I ascertained that there was, indeed, an escape route up the cliff, where a slope of more manageable degrees led to the tourist trail; so I started to climb out, constantly looking rearwards to garner different angles for photos.

It’s a different world on top, potted with the holes of shearwaters’ nests. It seems like there are hundreds of nests but, in fact, current estimates have the figure at half a million, which explained why you never stop seeing them all over the cape. In fact, there’s even a warning sign for motorists on the surf club road to slow down but they’ve still managed to kill more than ten, as I later discovered by the carcasses on the side of the road.

Now the trail became easy, here and there were benches, for sitting at scenic points, with the apex of the cape offering expansive views in all directions. I paused and started to take them in, noting that the first humans I’d seen for hours were approaching from the opposite direction. Before they even reached me I ascertained that the male’s name was Aiden, the penetrating voice of the female squawking it several times.

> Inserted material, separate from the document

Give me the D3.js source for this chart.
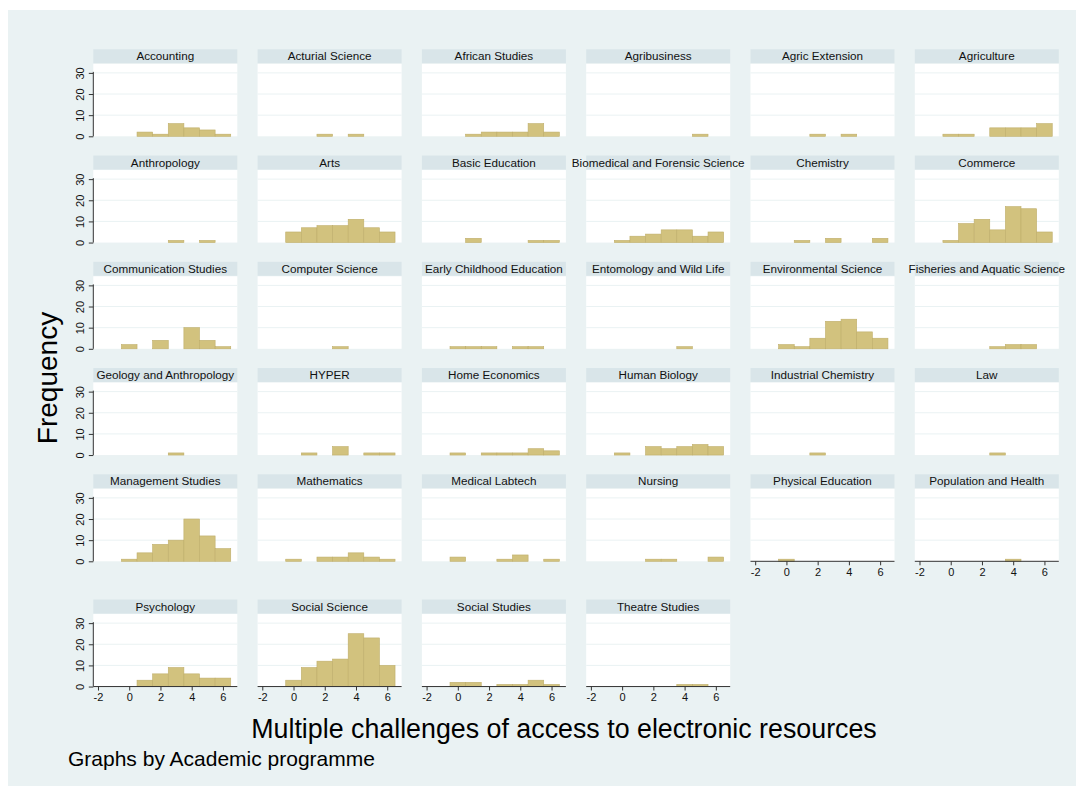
<!DOCTYPE html>
<html>
<head>
<meta charset="utf-8">
<script src="https://cdn.jsdelivr.net/npm/d3@7"></script>
<style>
  body { margin: 0; background: #ffffff; }
  text { font-family: Arial, "Liberation Sans", sans-serif; }
</style>
</head>
<body>
<div id="chart"></div>
<script>
// Programmes (one panel each), in the order Stata draws them
var programmes = [
  "Accounting", "Acturial Science", "African Studies", "Agribusiness", "Agric Extension", "Agriculture",
  "Anthropology", "Arts", "Basic Education", "Biomedical and Forensic Science", "Chemistry", "Commerce",
  "Communication Studies", "Computer Science", "Early Childhood Education", "Entomology and Wild Life", "Environmental Science", "Fisheries and Aquatic Science",
  "Geology and Anthropology", "HYPER", "Home Economics", "Human Biology", "Industrial Chemistry", "Law",
  "Management Studies", "Mathematics", "Medical Labtech", "Nursing", "Physical Education", "Population and Health",
  "Psychology", "Social Science", "Social Studies", "Theatre Studies"
]

// number of challenges (discrete bins)
var bins = [0, 1, 2, 3, 4, 5, 6]

// frequencies per programme, one value per bin
var frequencies = [
  [0, 2, 1, 6, 4, 3, 1],
  [0, 0, 1, 0, 1, 0, 0],
  [0, 1, 2, 2, 2, 6, 2],
  [0, 0, 0, 0, 0, 1, 0],
  [0, 0, 1, 0, 1, 0, 0],
  [1, 1, 0, 4, 4, 4, 6],
  [0, 0, 0, 1, 0, 1, 0],
  [5, 7, 8, 8, 11, 7, 5],
  [0, 2, 0, 0, 0, 1, 1],
  [1, 3, 4, 6, 6, 3, 5],
  [0, 1, 0, 2, 0, 0, 2],
  [1, 9, 11, 6, 17, 16, 5],
  [2, 0, 4, 0, 10, 4, 1],
  [0, 0, 0, 1, 0, 0, 0],
  [1, 1, 1, 0, 1, 1, 0],
  [0, 0, 0, 0, 1, 0, 0],
  [2, 1, 5, 13, 14, 8, 5],
  [0, 0, 0, 1, 2, 2, 0],
  [0, 0, 0, 1, 0, 0, 0],
  [0, 1, 0, 4, 0, 1, 1],
  [1, 0, 1, 1, 1, 3, 2],
  [1, 0, 4, 3, 4, 5, 4],
  [0, 0, 1, 0, 0, 0, 0],
  [0, 0, 0, 1, 0, 0, 0],
  [1, 4, 8, 10, 20, 12, 6],
  [1, 0, 2, 2, 4, 2, 1],
  [2, 0, 0, 1, 3, 0, 1],
  [0, 0, 1, 1, 0, 0, 2],
  [1, 0, 0, 0, 0, 0, 0],
  [0, 0, 0, 0, 1, 0, 0],
  [0, 3, 6, 9, 6, 4, 4],
  [3, 9, 12, 13, 25, 23, 10],
  [2, 2, 0, 1, 1, 3, 1],
  [0, 0, 0, 0, 1, 1, 0]
]

var xTicks = [-2, 0, 2, 4, 6]
var yTicks = [0, 10, 20, 30]
var gridTicks = [10, 20, 30]

var xTitle = "Multiple challenges of access to electronic resources"
var yTitle = "Frequency"
var note = "Graphs by Academic programme"

// chart dimensions
var width = 1084
var height = 797

var nCols = 6
var colStep = 164.3
var left0 = 93.3
var top0 = 49.3
var rowStep = 106.25
var axisGap = 19        // extra room when the row above carries an x axis

var stripH = 14
var plotW = 144
var plotH = 72.5

var barFill = "#d2c27e"
var barLine = "#bfae6a"
var stripFill = "#d9e5e9"
var bgFill = "#eaf2f3"

var svg = d3.select('#chart')
    .append('svg')
    .attr('width', width)
    .attr('height', height)

// graph region
svg.append('rect')
    .attr('x', 8)
    .attr('y', 10)
    .attr('width', 1068)
    .attr('height', 776)
    .attr('fill', bgFill)

// scales shared by every panel
var xScale = d3.scaleLinear().domain([-2.3, 6.92]).range([0, plotW])
var yScale = d3.scaleLinear().domain([0, 34.3]).range([plotH, 0])

var nRows = Math.ceil(programmes.length / nCols)

// is a panel at the bottom of its column (gets an x axis)
function isBottom (i) {
    return i + nCols >= programmes.length
}

// row tops, pushed down below rows that have an x axis somewhere
var rowTops = []
var y = top0
for (let r = 0; r < nRows; r++) {
    rowTops.push(y)
    let hasAxis = false
    for (let c = 0; c < nCols; c++) {
        let i = r * nCols + c
        if (i < programmes.length && isBottom(i)) hasAxis = true
    }
    y += rowStep + (hasAxis ? axisGap : 0)
}

var panelData = programmes.map((p, i) => {
    return {
        name: p,
        counts: frequencies[i],
        row: Math.floor(i / nCols),
        col: i % nCols,
        bottom: isBottom(i)
    }
})

var panels = svg.selectAll('.panel')
    .data(panelData)
    .enter()
    .append('g')
        .attr('class', 'panel')
        .attr('transform', d => "translate(" + (left0 + d.col * colStep) + "," + rowTops[d.row] + ")")

// strip with the programme name
panels.append('rect')
    .attr('x', 0)
    .attr('y', 0)
    .attr('width', plotW)
    .attr('height', stripH)
    .attr('fill', stripFill)

panels.append('text')
    .attr('x', plotW / 2)
    .attr('y', stripH / 2 + 4)
    .attr('text-anchor', 'middle')
    .attr('font-size', '11.7px')
    .attr('fill', '#111')
    .text(d => d.name)

// plot region
var plots = panels.append('g')
    .attr('transform', "translate(0," + (stripH + 0.5) + ")")

plots.append('rect')
    .attr('width', plotW)
    .attr('height', plotH)
    .attr('fill', '#ffffff')

plots.selectAll('.grid')
    .data(gridTicks)
    .enter()
    .append('line')
        .attr('class', 'grid')
        .attr('x1', 0)
        .attr('x2', plotW)
        .attr('y1', d => yScale(d))
        .attr('y2', d => yScale(d))
        .attr('stroke', bgFill)
        .attr('stroke-width', 1)

// histogram bars, discrete bins of width 1 centred on each value
plots.selectAll('.bar')
    .data(d => bins.map((b, k) => ({ bin: b, count: d.counts[k] })).filter(e => e.count > 0))
    .enter()
    .append('rect')
        .attr('class', 'bar')
        .attr('x', e => xScale(e.bin - 0.5))
        .attr('width', e => xScale(e.bin + 0.5) - xScale(e.bin - 0.5))
        .attr('y', e => yScale(e.count))
        .attr('height', e => yScale(0) - yScale(e.count))
        .attr('fill', barFill)
        .attr('stroke', barLine)
        .attr('stroke-width', 0.6)

// y axis on the first column
var yAxis = d3.axisLeft(yScale)
    .tickValues(yTicks)
    .tickFormat(d => String(d))
    .tickSize(4.5)
    .tickPadding(2)

plots.filter(d => d.col === 0)
    .append('g')
        .attr('class', 'y-axis')
        .call(yAxis)
        .call(g => g.select('.domain').attr('d', "M0," + yScale(0) + "V" + (yScale(30) - 1)).attr('stroke', '#333'))
        .call(g => g.selectAll('.tick line').attr('stroke', '#333'))
        .call(g => g.selectAll('.tick text')
            .attr('font-size', '11px')
            .attr('font-family', 'Arial, "Liberation Sans", sans-serif')
            .attr('fill', '#111')
            .attr('text-anchor', 'middle')
            .attr('x', 0)
            .attr('dy', 0)
            .attr('transform', 'translate(-9.5,0) rotate(-90)'))

// x axis on the bottom panel of each column (plain hyphen for negatives, as Stata prints)
var xAxis = d3.axisBottom(xScale)
    .tickValues(xTicks)
    .tickFormat(d => String(d))
    .tickSize(4)
    .tickPadding(3)

plots.filter(d => d.bottom)
    .append('g')
        .attr('class', 'x-axis')
        .attr('transform', "translate(0," + plotH + ")")
        .call(xAxis)
        .call(g => g.select('.domain').attr('d', "M0,0H" + plotW).attr('stroke', '#333'))
        .call(g => g.selectAll('.tick line').attr('stroke', '#333'))
        .call(g => g.selectAll('.tick text')
            .attr('font-size', '11px')
            .attr('font-family', 'Arial, "Liberation Sans", sans-serif')
            .attr('fill', '#111'))

// titles
svg.append('text')
    .attr('transform', "translate(57,378) rotate(-90)")
    .attr('text-anchor', 'middle')
    .attr('font-size', '28px')
    .attr('fill', '#000')
    .text(yTitle)

svg.append('text')
    .attr('x', 564)
    .attr('y', 738)
    .attr('text-anchor', 'middle')
    .attr('font-size', '26.8px')
    .attr('fill', '#000')
    .text(xTitle)

svg.append('text')
    .attr('x', 68)
    .attr('y', 766)
    .attr('font-size', '21px')
    .attr('fill', '#000')
    .text(note)
</script>
</body>
</html>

We exchanged greetings; it transpired that they’d used the same starting point as me but had come up through the woods trail. My destination was over on the estuarine reaches where an old quarry mined pink granite, a slightly longer route but apparently more interesting. I moved downhill, puffs of dust rising from where my feet scraped the earth.

From the grasses of the heights the trail descends into scrubby heathland, the stunted nature of the trees indicative of the harsh weather they sometimes have to face. It’s in here that you choose more of the same or divert to the beach via the steps I was now flowing down beneath a sturdy old fig tree.

Remnants of the disused quarry can be found here with blocks of the last, never to be delivered, shipment sitting on the beach, their telltale drill marks hinting at an industry that once was. The quarry itself was further away but I chose not to go there and instead turned towards home. The firm sand was a pleasure to walk on; beside it, sea grass matted rocks, the occasional water bird and a lone fishing boat were all I had for company.

At times parallel ripples in the sand or mounds of dead seaweed marked the high water line as I rounded the final point and civilization beckoned on the near horizon in the form of housing and a few yachts. I checked with a dog walker as to where the exit might be and was glad I did as he probably saved me a few hundred metres.

Along the road I was sorely tempted to thumb a lift back to the motorhome but for some strange reason felt guilty and so trekked over the final dunes and relief, but it had been a route and experience I wouldn’t forget in a hurry.